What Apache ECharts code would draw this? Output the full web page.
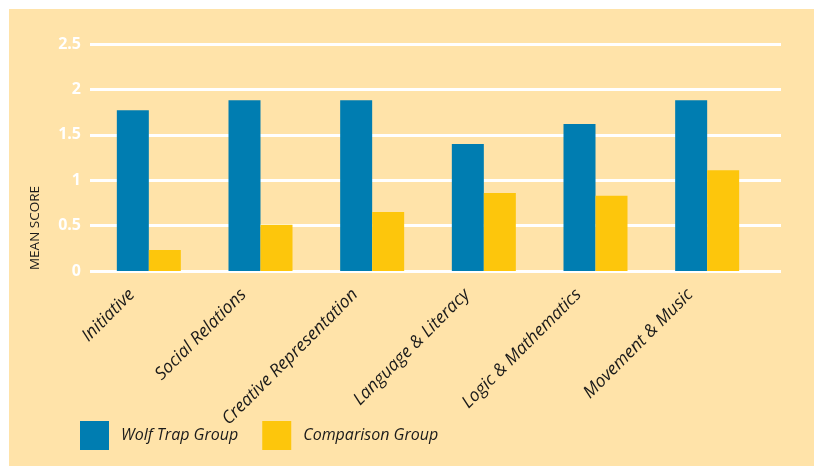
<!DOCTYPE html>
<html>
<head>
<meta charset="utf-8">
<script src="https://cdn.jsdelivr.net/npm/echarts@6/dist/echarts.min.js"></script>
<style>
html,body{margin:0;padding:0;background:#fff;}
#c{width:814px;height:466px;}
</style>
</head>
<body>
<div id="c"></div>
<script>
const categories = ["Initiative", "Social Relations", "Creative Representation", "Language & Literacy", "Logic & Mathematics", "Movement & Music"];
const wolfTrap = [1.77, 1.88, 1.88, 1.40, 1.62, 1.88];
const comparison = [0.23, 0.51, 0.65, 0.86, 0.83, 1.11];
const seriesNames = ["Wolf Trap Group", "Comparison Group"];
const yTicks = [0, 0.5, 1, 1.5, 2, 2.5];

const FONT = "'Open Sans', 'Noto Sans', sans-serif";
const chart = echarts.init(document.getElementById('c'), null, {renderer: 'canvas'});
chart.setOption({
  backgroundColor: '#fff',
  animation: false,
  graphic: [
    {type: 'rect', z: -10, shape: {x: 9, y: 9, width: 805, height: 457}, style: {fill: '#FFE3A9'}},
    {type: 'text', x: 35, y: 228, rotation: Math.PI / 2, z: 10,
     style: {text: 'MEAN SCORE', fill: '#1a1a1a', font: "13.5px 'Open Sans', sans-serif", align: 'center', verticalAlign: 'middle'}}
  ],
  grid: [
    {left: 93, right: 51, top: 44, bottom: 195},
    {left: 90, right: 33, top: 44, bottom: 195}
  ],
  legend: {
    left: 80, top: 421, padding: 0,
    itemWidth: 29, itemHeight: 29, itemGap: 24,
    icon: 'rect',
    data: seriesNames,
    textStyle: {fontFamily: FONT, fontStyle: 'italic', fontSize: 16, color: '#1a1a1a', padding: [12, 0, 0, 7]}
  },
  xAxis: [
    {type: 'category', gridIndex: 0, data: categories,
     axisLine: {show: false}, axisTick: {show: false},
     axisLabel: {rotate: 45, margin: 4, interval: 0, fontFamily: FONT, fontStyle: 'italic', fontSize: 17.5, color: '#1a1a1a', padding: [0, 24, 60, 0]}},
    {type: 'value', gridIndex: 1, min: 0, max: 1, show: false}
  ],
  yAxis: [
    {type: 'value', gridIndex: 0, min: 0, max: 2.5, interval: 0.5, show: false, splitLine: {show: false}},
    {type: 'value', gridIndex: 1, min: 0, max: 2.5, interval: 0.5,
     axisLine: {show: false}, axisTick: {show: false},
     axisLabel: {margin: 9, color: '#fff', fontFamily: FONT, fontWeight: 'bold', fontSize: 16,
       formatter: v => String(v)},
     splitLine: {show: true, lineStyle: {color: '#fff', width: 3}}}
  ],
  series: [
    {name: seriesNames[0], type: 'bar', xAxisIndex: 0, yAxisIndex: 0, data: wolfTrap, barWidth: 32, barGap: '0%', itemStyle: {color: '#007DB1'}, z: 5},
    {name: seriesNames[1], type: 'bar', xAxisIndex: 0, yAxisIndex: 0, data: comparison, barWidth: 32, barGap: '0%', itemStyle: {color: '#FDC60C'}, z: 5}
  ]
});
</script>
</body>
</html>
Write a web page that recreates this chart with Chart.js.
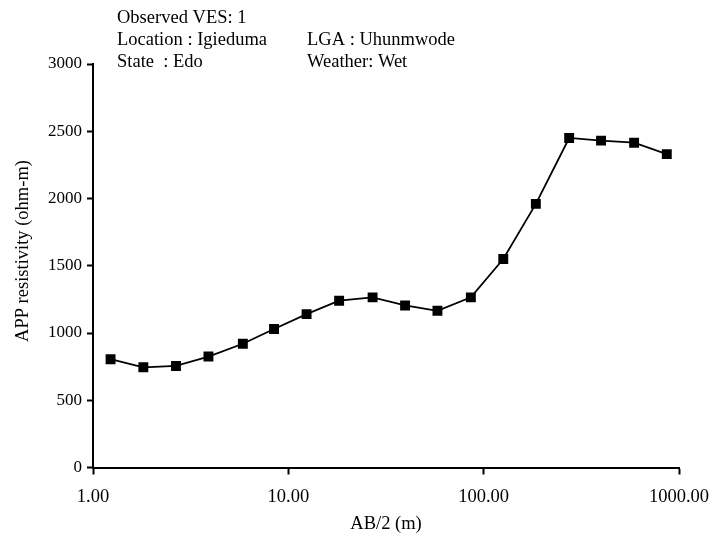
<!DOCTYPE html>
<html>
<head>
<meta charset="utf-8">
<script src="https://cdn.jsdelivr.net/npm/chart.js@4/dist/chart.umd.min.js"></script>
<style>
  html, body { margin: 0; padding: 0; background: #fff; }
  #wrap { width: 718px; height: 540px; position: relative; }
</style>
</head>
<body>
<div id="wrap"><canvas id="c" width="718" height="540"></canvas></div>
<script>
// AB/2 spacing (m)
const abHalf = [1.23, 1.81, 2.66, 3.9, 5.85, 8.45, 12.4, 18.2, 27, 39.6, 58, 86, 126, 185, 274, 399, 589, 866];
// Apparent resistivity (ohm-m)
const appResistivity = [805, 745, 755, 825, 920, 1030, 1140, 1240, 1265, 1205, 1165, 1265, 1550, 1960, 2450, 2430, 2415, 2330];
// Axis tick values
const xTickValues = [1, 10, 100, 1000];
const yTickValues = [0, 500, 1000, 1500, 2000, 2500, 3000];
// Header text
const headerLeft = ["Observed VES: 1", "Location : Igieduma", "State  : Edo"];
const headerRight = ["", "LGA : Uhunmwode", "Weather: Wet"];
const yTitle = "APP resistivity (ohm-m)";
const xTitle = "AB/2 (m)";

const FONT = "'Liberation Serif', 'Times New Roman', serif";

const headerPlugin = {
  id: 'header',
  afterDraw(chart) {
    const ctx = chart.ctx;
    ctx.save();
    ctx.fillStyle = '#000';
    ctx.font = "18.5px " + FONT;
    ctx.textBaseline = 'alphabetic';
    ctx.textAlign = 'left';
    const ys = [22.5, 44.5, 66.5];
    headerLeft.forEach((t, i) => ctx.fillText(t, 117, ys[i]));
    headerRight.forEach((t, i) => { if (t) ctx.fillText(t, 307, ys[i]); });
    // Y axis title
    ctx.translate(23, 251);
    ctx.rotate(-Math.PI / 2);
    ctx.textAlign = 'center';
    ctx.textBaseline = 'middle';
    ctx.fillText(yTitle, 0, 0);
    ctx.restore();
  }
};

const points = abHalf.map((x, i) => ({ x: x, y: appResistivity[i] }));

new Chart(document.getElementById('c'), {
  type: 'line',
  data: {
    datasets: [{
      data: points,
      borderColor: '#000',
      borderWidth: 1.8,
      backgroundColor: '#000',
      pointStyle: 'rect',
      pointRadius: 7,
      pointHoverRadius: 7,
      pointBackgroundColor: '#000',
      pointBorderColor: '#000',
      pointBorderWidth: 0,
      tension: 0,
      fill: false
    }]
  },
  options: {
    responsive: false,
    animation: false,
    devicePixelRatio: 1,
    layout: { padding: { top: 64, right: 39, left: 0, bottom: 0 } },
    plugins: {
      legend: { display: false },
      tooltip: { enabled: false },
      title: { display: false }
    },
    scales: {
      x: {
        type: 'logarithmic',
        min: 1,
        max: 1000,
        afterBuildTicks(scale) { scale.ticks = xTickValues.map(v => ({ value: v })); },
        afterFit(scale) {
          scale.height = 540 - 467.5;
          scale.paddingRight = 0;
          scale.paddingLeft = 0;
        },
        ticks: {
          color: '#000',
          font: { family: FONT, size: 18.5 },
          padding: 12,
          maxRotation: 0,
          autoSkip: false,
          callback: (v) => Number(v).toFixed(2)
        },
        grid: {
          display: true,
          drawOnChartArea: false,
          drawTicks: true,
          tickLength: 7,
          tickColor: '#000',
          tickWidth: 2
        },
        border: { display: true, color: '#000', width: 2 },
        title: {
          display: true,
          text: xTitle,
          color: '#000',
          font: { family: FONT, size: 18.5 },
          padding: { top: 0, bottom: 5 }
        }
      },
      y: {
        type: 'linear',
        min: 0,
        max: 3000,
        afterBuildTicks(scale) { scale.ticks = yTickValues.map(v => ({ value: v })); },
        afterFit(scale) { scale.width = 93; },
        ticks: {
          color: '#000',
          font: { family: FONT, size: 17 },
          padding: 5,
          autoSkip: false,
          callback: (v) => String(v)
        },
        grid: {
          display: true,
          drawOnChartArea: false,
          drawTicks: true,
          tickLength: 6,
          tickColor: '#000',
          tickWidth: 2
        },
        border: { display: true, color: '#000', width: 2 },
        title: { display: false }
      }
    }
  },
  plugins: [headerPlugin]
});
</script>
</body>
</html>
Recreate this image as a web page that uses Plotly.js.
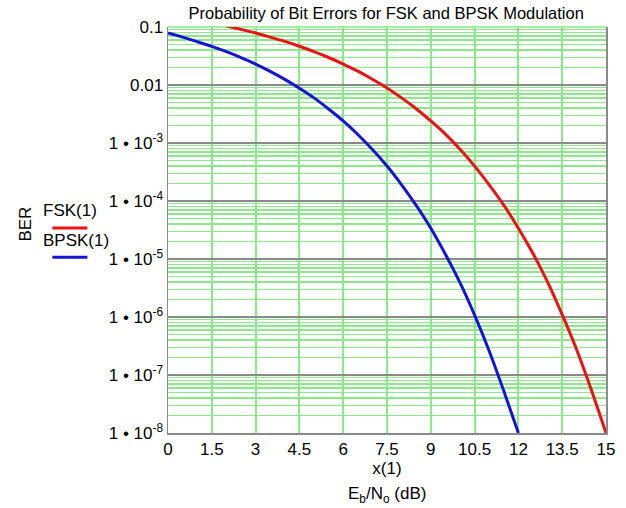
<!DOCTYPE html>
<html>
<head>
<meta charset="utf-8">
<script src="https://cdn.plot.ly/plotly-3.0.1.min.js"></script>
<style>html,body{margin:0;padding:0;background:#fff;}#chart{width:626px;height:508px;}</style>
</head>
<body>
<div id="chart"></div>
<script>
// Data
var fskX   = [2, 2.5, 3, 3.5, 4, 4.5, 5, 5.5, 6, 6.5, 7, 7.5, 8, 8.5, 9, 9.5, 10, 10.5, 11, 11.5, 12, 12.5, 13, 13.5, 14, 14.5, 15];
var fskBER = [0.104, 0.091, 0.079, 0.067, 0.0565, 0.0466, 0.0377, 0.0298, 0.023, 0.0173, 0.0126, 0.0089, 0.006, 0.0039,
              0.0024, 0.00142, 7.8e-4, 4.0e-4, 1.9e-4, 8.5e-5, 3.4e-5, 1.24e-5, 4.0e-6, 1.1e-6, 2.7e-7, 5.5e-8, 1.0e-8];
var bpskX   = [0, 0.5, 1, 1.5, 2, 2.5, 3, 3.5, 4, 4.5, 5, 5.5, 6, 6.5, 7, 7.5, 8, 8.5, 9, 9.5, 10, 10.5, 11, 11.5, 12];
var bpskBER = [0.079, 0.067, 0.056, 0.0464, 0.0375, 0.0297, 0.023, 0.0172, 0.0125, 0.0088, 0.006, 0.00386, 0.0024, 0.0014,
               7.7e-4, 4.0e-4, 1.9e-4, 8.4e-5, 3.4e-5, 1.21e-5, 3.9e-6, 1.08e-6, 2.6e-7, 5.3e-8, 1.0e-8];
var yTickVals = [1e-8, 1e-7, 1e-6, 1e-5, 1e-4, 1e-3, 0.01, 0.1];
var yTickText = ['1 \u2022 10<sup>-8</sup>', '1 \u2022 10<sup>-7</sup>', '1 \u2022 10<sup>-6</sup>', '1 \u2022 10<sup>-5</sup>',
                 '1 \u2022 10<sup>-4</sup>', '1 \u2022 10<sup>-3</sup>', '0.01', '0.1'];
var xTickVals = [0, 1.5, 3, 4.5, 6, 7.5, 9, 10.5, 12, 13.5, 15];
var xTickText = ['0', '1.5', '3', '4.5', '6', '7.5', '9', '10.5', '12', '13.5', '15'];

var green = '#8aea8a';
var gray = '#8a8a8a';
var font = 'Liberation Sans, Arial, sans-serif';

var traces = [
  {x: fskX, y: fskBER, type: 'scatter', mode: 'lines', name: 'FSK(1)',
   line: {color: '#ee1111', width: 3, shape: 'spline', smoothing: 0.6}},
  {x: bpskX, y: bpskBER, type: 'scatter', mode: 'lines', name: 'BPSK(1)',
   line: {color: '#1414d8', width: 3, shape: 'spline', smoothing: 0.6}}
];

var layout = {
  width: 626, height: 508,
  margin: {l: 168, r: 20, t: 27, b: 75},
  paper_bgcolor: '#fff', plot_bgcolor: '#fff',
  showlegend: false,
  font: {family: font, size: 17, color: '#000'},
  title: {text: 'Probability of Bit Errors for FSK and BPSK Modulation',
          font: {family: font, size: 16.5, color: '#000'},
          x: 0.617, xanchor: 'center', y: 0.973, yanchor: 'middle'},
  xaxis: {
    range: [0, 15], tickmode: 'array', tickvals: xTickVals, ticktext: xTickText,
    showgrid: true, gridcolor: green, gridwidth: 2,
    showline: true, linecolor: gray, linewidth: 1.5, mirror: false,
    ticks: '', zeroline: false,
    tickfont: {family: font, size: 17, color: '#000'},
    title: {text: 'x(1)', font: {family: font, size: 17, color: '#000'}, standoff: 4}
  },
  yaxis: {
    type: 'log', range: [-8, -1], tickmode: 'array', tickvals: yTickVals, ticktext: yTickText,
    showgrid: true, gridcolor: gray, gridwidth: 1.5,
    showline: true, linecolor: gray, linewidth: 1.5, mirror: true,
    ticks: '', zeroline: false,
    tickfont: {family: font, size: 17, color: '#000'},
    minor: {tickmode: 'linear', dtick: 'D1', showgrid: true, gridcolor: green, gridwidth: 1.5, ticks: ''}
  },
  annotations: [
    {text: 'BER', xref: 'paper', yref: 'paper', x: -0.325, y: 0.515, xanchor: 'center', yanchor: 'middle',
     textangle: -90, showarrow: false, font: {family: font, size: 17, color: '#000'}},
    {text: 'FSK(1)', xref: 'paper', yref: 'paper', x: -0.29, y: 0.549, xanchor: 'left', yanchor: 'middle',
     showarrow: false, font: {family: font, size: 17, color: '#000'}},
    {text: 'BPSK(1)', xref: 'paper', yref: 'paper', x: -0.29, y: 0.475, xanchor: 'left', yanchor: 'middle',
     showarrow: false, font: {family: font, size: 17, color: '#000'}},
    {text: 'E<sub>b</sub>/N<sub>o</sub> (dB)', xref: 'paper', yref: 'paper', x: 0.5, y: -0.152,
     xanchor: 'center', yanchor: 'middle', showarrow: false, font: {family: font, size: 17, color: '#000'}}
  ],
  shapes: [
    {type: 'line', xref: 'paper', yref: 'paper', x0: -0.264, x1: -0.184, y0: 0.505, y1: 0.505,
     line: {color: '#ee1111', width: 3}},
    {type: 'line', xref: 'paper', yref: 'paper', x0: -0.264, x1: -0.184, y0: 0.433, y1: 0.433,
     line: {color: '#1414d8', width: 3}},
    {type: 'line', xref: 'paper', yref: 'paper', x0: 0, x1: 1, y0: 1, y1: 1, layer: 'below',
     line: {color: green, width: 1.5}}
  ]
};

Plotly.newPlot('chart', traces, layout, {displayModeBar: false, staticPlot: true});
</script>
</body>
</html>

### Your task
The lines to print start at the line containing "Write a web" and end at the line containing "const points = abHalf.map((x, i)"; print them exactly, both ends included, and leave out every picture.

### Answer for this exercise
Write a web page that recreates this chart with Chart.js.
<!DOCTYPE html>
<html>
<head>
<meta charset="utf-8">
<script src="https://cdn.jsdelivr.net/npm/chart.js@4/dist/chart.umd.min.js"></script>
<style>
  html, body { margin: 0; padding: 0; background: #fff; }
  #wrap { width: 718px; height: 540px; position: relative; }
</style>
</head>
<body>
<div id="wrap"><canvas id="c" width="718" height="540"></canvas></div>
<script>
// AB/2 spacing (m)
const abHalf = [1.23, 1.81, 2.66, 3.9, 5.85, 8.45, 12.4, 18.2, 27, 39.6, 58, 86, 126, 185, 274, 399, 589, 866];
// Apparent resistivity (ohm-m)
const appResistivity = [805, 745, 755, 825, 920, 1030, 1140, 1240, 1265, 1205, 1165, 1265, 1550, 1960, 2450, 2430, 2415, 2330];
// Axis tick values
const xTickValues = [1, 10, 100, 1000];
const yTickValues = [0, 500, 1000, 1500, 2000, 2500, 3000];
// Header text
const headerLeft = ["Observed VES: 1", "Location : Igieduma", "State  : Edo"];
const headerRight = ["", "LGA : Uhunmwode", "Weather: Wet"];
const yTitle = "APP resistivity (ohm-m)";
const xTitle = "AB/2 (m)";

const FONT = "'Liberation Serif', 'Times New Roman', serif";

const headerPlugin = {
  id: 'header',
  afterDraw(chart) {
    const ctx = chart.ctx;
    ctx.save();
    ctx.fillStyle = '#000';
    ctx.font = "18.5px " + FONT;
    ctx.textBaseline = 'alphabetic';
    ctx.textAlign = 'left';
    const ys = [22.5, 44.5, 66.5];
    headerLeft.forEach((t, i) => ctx.fillText(t, 117, ys[i]));
    headerRight.forEach((t, i) => { if (t) ctx.fillText(t, 307, ys[i]); });
    // Y axis title
    ctx.translate(23, 251);
    ctx.rotate(-Math.PI / 2);
    ctx.textAlign = 'center';
    ctx.textBaseline = 'middle';
    ctx.fillText(yTitle, 0, 0);
    ctx.restore();
  }
};

const points = abHalf.map((x, i) => ({ x: x, y: appResistivity[i] }));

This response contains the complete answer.